Crítica sobre o filme "Grito, O":

Eron Duarte Fagundes
Grito, O Por Eron Duarte Fagundes
| Data: 05/01/2005

Geralmente voltado para descrever os processos de desintegração do homem burguês, que ele conhece bem por ser um deles, o cineasta italiano Michelangelo Antonioni coloca em O grito (Il grido; 1957) o universo operário: já não são pessoas dilaceradas exclusivamente pela crise existencial, mas homens e mulheres que têm de lutar por sua sobrevivência e chegam às vezes a passar fome, elemento novo e inusitado num filme de Antonioni. O protagonista é um operário que no início do filme é abandonado por sua mulher, que o troca por um parceiro mais jovem (cuja referência não aparece na imagem, tão-somente nos diálogos do casal); perdido e perplexo, ele sai a viajar com sua filha pequena; sua frustrada tentativa de aproximação a uma ex-namorada, seu relacionamento com uma dona de um posto de combustível, seu caso com mais outra mulher logo adiante, sua decisão de por ônibus fazer sua filha retornar à companhia da mãe só vão acentuar sua perdição e sua perplexidade, que, embora as características proletárias da personagem dêem um toque diferencial, não se distanciam dos processos vividos por outras criaturas de Antonioni. Aldo, o operário de O grito, é tão dilacerado quanto a mulher que desaparece em A aventura (1959) ou o desesperado romancista que se afasta e se aproxima de sua esposa em A noite (1960); isto é, Aldo é uma gota de seu criador, Aldo é tão inquieto quanto Antonioni.

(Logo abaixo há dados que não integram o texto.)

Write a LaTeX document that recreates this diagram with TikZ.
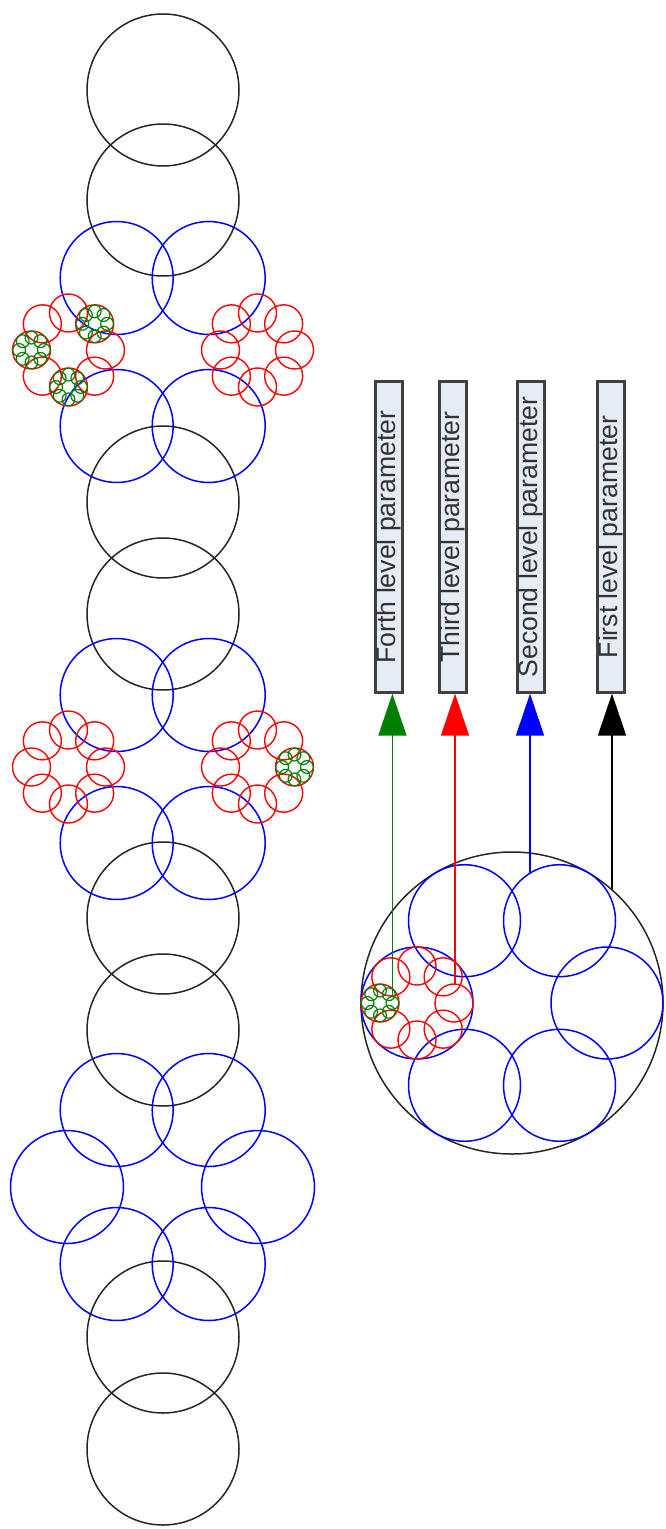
\documentclass[tikz,border=0pt]{standalone}
\usepackage{fontspec}
\setmainfont{Liberation Sans}
\usetikzlibrary{arrows.meta}
\definecolor{gr}{RGB}{0,128,0}
\definecolor{boxfill}{RGB}{230,236,246}
\tikzset{
  blk/.style={draw=black!85, line width=0.75pt},
  blu/.style={draw=blue, line width=0.75pt},
  rd/.style={draw=red, line width=0.7pt},
  grn/.style={draw=gr, line width=0.6pt},
  parambox/.style={draw=black!75, line width=1.1pt, fill=boxfill, rotate=90,
    minimum width=155.5pt, minimum height=13.5pt, inner sep=0pt,
    font=\fontsize{13.3}{14}\selectfont, text=black!80},
  conn/.style={line width=0.7pt, -{Triangle[length=21pt,width=14pt]}}
}
% n children on a ring around (cx,cy): #1 n, #2 cx, #3 cy, #4 ring radius, #5 child radius, #6 style
\newcommand\ringof[6]{%
  \foreach \a in {1,...,#1}{%
    \draw[#6] ({#2+#4*cos(360*\a/#1)},{#3-#4*sin(360*\a/#1)}) circle[radius=#5];
  }}
\newcommand\redflower[2]{\ringof{8}{#1}{#2}{37}{19}{rd}}
\newcommand\greenflower[2]{\ringof{8}{#1}{#2}{12.4}{6.4}{grn}}
\begin{document}
\begin{tikzpicture}[x=0.5pt,y=-0.5pt]
\useasboundingbox (0,0) rectangle (665,1529);

% ---------- left column: black circles ----------
\foreach \y in {90,200,502,614,918,1030,1337,1449}{
  \draw[blk] (163,\y) circle[radius=76];
}
% top group
\foreach \x in {116.7,208.7}{
  \draw[blu] (\x,278) circle[radius=56.5];
  \draw[blu] (\x,426) circle[radius=56.5];
}
\redflower{68.5}{350}
\redflower{257.5}{350}
\greenflower{94.7}{323.8}
\greenflower{31.5}{350}
\greenflower{68.5}{387}
% middle group
\foreach \x in {116.7,208.7}{
  \draw[blu] (\x,695) circle[radius=56.5];
  \draw[blu] (\x,843) circle[radius=56.5];
}
\redflower{68.5}{767}
\redflower{257.5}{767}
\greenflower{294.5}{767}
% bottom group
\foreach \x in {116.7,208.7}{
  \draw[blu] (\x,1110) circle[radius=56.5];
  \draw[blu] (\x,1264) circle[radius=56.5];
}
\draw[blu] (67,1187) circle[radius=56.5];
\draw[blu] (258,1187) circle[radius=56.5];

% ---------- right assembly ----------
\draw[blk] (512,1003) circle[radius=151];
\ringof{6}{512}{1003}{95}{56}{blu}
\redflower{417}{1003}
\greenflower{380}{1003}

% connector start points
\coordinate (s1) at (612,890);
\coordinate (s2) at (530,873);
\coordinate (s3) at (455,985);
\coordinate (s4) at (392.4,996.6);

% ---------- parameter boxes ----------
\node[parambox] (b4) at (389,537) {Forth level parameter};
\node[parambox] (b3) at (453,537) {Third level parameter};
\node[parambox] (b2) at (531,537) {Second level parameter};
\node[parambox] (b1) at (611,537) {First level parameter};

\draw[conn, draw=black, fill=black] (s1) -- (s1 |- b1.west);
\draw[conn, draw=blue, fill=blue] (s2) -- (s2 |- b2.west);
\draw[conn, draw=red, fill=red] (s3) -- (s3 |- b3.west);
\draw[conn, draw=gr, fill=gr] (s4) -- (s4 |- b4.west);
\end{tikzpicture}
\end{document}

A beleza plástica da realização de Antonioni nasce muito do casamento que surge entre a precisa e pictórica angulação do quadro, a extraordinária utilização e marcação dos cenários (quase todos áridas e esfumaçadas ambientações do interior da Itália) e uma forma pessoal e introspectiva de dirigir os atores, modulando seus gestos, indicando seus caminhares, abrindo sutilezas em suas vozes. As esplendorosas imagens criadas pela câmara de Antonioni são aqui e ali sublinhadas por acordes pianísticos, provocando um refinamento estético que contrasta com a rudeza do meio retratado.

Um dos dados surpreendentes de O grito é a intromissão do componente social. Certo: o protagonista é um operário, mas poucas vezes o vemos em seus ofícios (a não ser quando é empregado de sua amante num posto de gasolina) e sua consciência de classe se esvai em suas fumaças existenciais. O componente social surge mais fortemente nos planos finais: Aldo voltou ao cenário do início, vê de longe sua filha, espia pela janela sua ex-mulher cuidando de um bebê e dispara em sua arrancada para a grande crise; então Antonioni alterna os planos dos passos de Aldo com os planos de movimentos dos trabalhadores do campo que se rebelam contra a desapropriação de suas terras para a instalação de um campo de pouso militar. Estes planos dos trabalhadores têm uma inquietação política que só toparia equivalente na filmografia de Antonioni nas agitações universitárias norte-americanas de Zabriskie Point (1969).

Os planos derradeiros de O grito são um novo triunfo da provocativa ambigüidade de filmar do cineasta. Aldo sobe por uma longa escada e, chegando ao topo do prédio, ouvindo sua ex-mulher que o perseguira naquela arrancada chamando-o lá debaixo, tonteia, cai e morre, diante do grito (daí um dos símbolos do título do filme) da mulher. A câmara de Antonioni acompanha com adequação estilística a instabilidade da cabeça da personagem nas alturas, uma espécie de vertigem: a instabilidade é da câmara e também da personagem. O espectador não sabe se Aldo se suicidou, jogando-se do alto, ou sentiu-se mal e tombou logo depois de ouvir a mulher chamando por ele e encará-la, nem sabe se a idéia de suicídio o dominava em toda a correria que ele empreende no final da película; assim como nunca poderá saber o que aconteceu com a desaparecida de A aventura.

Diante da visão de um filme de Antonioni, qualquer filme que ele tenha realizado desde Crimes d’alma (1950) até Além das nuvens (1995), eu, um devoto de seu cinema, assistente contrito de sua genialidade, sou perpassado por um sentimento envergonhadamente reacionário: valerá a pena elogiar algum filme de hoje, qualquer filme?